Gray’s Inn awards 52 scholarships totalling £711,750, ranging from eight Bedingfield awards of £17,500 to more minor awards of £3,000. Bedingfield trustees do not have voting power but will be present at any interview given to applicants and offer their opinion on potential awardees.
GDL and CPE students can qualify for six David Karmel awards for £9,200; one Ann Ebsworth award worth £8,000 and one Anthony Bessemer Clark scholarship for £8,000. Ten other CPE awards are available ranging from £6,500 to £3,000.
Outside the Inns
Scholarships and grants aren’t the preserve of the Inns of Court or law schools. Here is Lawyer2B’s round-up of funding available from trusts, charities and associations.
The Kalisher Scholarship Trust
This is a single award for those wanting to practise at the criminal bar and covers all BPTC fees. Established in memory of Michael Kalisher QC, it has run on rotation with each BPTC provider since 2000 and is aimed at students in need of financial assistance. It also offers smaller prizes throughout the year.

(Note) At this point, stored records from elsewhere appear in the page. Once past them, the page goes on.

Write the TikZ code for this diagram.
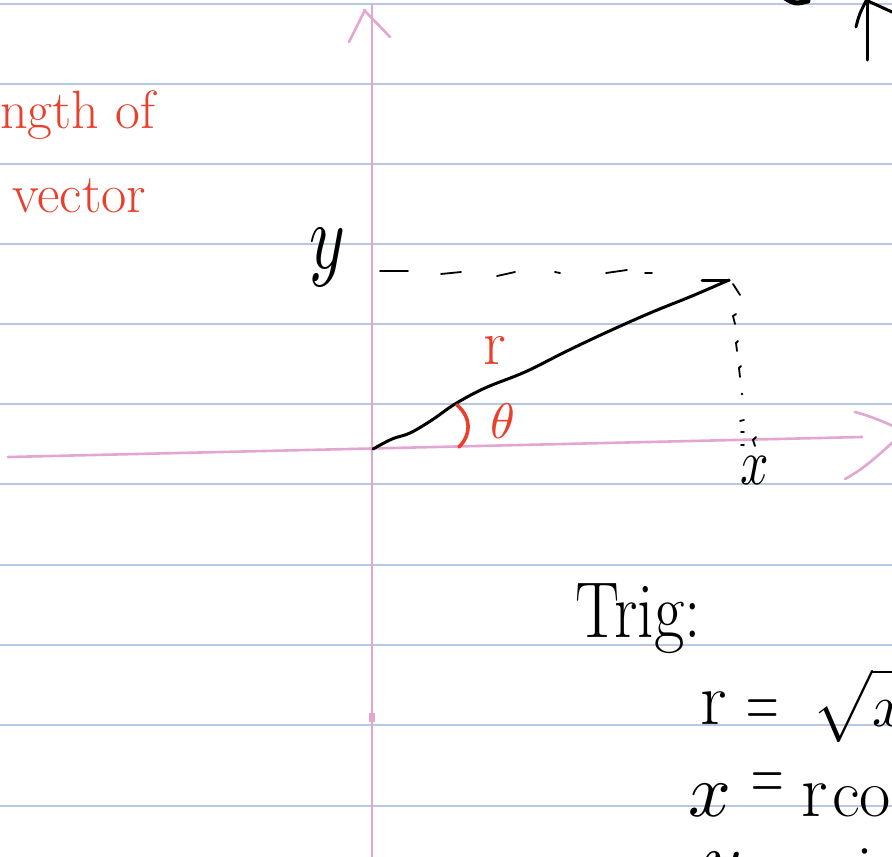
\documentclass[tikz,border=0pt]{standalone}
\usepackage{fontspec}
\usepackage{unicode-math}
\setmathfont{Latin Modern Math}
\definecolor{ruleblue}{HTML}{B8C8DF}
\definecolor{axispink}{HTML}{E2A6D0}
\definecolor{inkred}{HTML}{E8402C}
\begin{document}
\begin{tikzpicture}[x=1pt,y=-1pt,
  ruleline/.style={draw=ruleblue, line width=1.2pt},
  axisline/.style={draw=axispink, line width=2.6pt, line cap=round, line join=round},
  pen/.style={draw=black, line width=3pt, line cap=round, line join=round},
  thinpen/.style={draw=black, line width=1.8pt, line cap=round},
  redpen/.style={draw=inkred, line width=3.6pt, line cap=round},
  redtext/.style={text=inkred, inner sep=0pt},
  blacktext/.style={text=black, inner sep=0pt},
  eqsign/.style={blacktext, anchor=center, font=\fontsize{60}{66}\selectfont}]
\useasboundingbox (0,0) rectangle (892,857);
\clip (0,0) rectangle (892,857);
\fill[white] (0,0) rectangle (892,857);
% ruled paper
\foreach \yy in {4,84,164,244,324,404,484,565,645,725,806}
  \draw[ruleline] (0,\yy) -- (892,\yy);
% pink axes
\coordinate (ytop) at (372,5);
\coordinate (ybot) at (372,860);
\coordinate (xleft) at (8,457);
\coordinate (xright) at (862,437);
\draw[axisline] (ybot) -- (ytop);
\draw[axisline] (349,42) -- (365,10);
\draw[axisline] (364,10) -- (390,37);
\fill[axispink] (369,713) rectangle (375,722);
\draw[axisline] (xleft) -- (xright);
\draw[axisline] (855,412) .. controls (870,416) and (882,421) .. (895,427);
\draw[axisline] (845,479) .. controls (862,470) and (878,456) .. (895,440);
% vector r
\coordinate (O) at (373,449);
\coordinate (P) at (729,280);
\draw[pen] plot[smooth, tension=0.6] coordinates {(373,449) (392,439) (410,433) (432,420) (455,404) (485,388) (525,372) (565,352) (605,333) (650,313) (692,296) (729,280)};
\draw[pen] (P) -- (702,280);
% dashed projection to y
\draw[thinpen] (380,271) -- (408,271);
\draw[thinpen] (441,274) -- (461,272);
\draw[thinpen] (497,276) -- (515,272);
\draw[thinpen] (555,272) -- (560,273);
\draw[thinpen] (606,273) -- (627,270);
\draw[thinpen] (645,273) -- (652,273);
% dotted projection to x
\draw[thinpen] (733,284) -- (740,295);
\draw[thinpen] (735,324) -- (733,316) -- (736,314);
\draw[thinpen] (737,351) -- (736,343) -- (738,341);
\draw[thinpen] (740,377) -- (739,368) -- (741,366);
\fill (742,394) circle (1.4);
\draw[thinpen] (740,421) -- (744,420);
\draw[thinpen] (741,432) -- (744,432);
\draw[thinpen] (741,445) -- (744,445);
\draw[thinpen] (755,446) -- (753,440) -- (756,437);
% labels on the sketch
\node[redtext, anchor=base west, font=\fontsize{54}{60}\selectfont] (len) at (0,128) {ngth of};
\node[redtext, anchor=base west, font=\fontsize{55}{60}\selectfont] (vec) at (12,212) {vector};
\node[redtext, anchor=base, font=\fontsize{64}{70}\selectfont] (rlab) at (495,364) {r};
\node[redtext, anchor=base, font=\fontsize{50}{60}\selectfont] (thlab) at (503,438) {$\theta$};
\draw[redpen] (457,405) .. controls (472,418) and (471,435) .. (459,447);
\node[blacktext, anchor=base, font=\fontsize{62}{70}\selectfont] (ylab) at (327,268) {\scalebox{1.1}[1.5]{$y$}};
\node[blacktext, anchor=base, font=\fontsize{50}{60}\selectfont] (xlab) at (755,484) {\scalebox{1}[1.3]{$x$}};
% top right arrow and stroke
\draw[pen] (867,60) -- (867,1);
\draw[pen] (856,27) .. controls (859,15) .. (866,1);
\draw[pen] (868,1) -- (892,12);
\draw[pen, line width=5pt] (785,-2) .. controls (795,4) .. (808,1);
% Trig notes
\node[blacktext, anchor=base west, font=\fontsize{66}{70}\selectfont] (trig) at (575,637) {\scalebox{1}[1.2]{Trig:}};
\node[blacktext, anchor=base west, font=\fontsize{75}{80}\selectfont] (r1) at (700,724) {r};
\node[eqsign] (eq1) at (763,714) {\scalebox{0.75}[1.3]{=}};
\node[blacktext, anchor=base west, font=\fontsize{60}{70}\selectfont] (sq) at (812,726) {$\sqrt{x^2+y^2}$};
\node[blacktext, anchor=base west, font=\fontsize{75}{80}\selectfont] (x2) at (688,816) {$x$};
\node[eqsign] (eq2) at (768,787) {\scalebox{0.75}[1.3]{=}};
\node[blacktext, anchor=base west, font=\fontsize{75}{80}\selectfont] (r2) at (801,816) {r};
\node[blacktext, anchor=base west, font=\fontsize{68}{80}\selectfont] (cos2) at (832,816) {cos\,$\theta$};
\node[blacktext, anchor=base west, font=\fontsize{75}{80}\selectfont] (y3) at (702,884) {$y$};
\node[eqsign] (eq3) at (768,878) {\scalebox{0.75}[1.3]{=}};
\node[blacktext, anchor=base west, font=\fontsize{75}{80}\selectfont] (r3) at (801,892) {r};
\node[blacktext, anchor=base west, font=\fontsize{68}{80}\selectfont] (sin3) at (832,892) {sin\,$\theta$};
\end{tikzpicture}
\end{document}
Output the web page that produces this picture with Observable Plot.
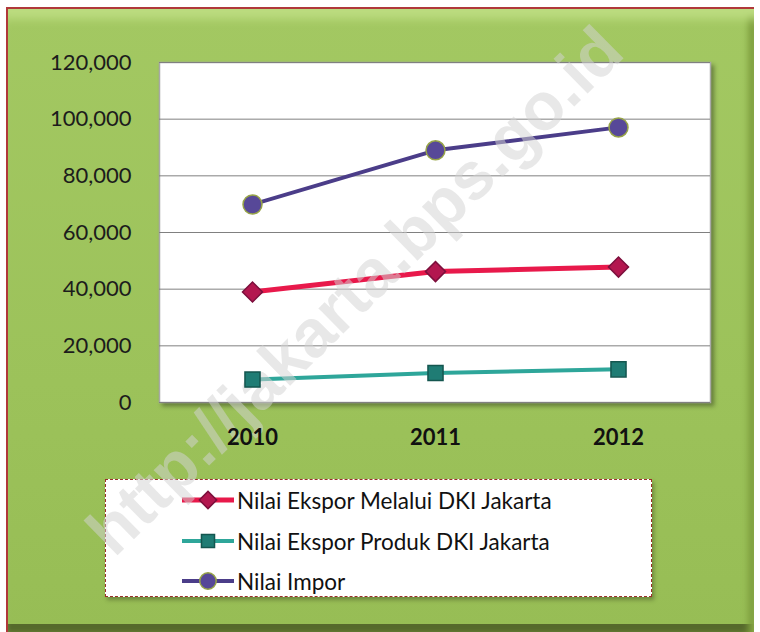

The Bar Council’s law reform essay competition
An annual essay competition for law undergraduates, GDL students, BPTC students and pupils. The winner receives £4,000 and the runner-up £2,500. There are £1,500 prizes for the best and runner-up GDL/CPE essays and two £500 highly commended awards.
The Inderpal Rahal Memorial Trust
One, or occasionally two, grants a year of £2,000 for postgraduate women from an immigrant or refugee background undertaking legal exams or pupillages or other placement or research.
The Graham Rushton Award
Blind and partially-sighted law students can apply for this grant of around £7,000 via the RNIB.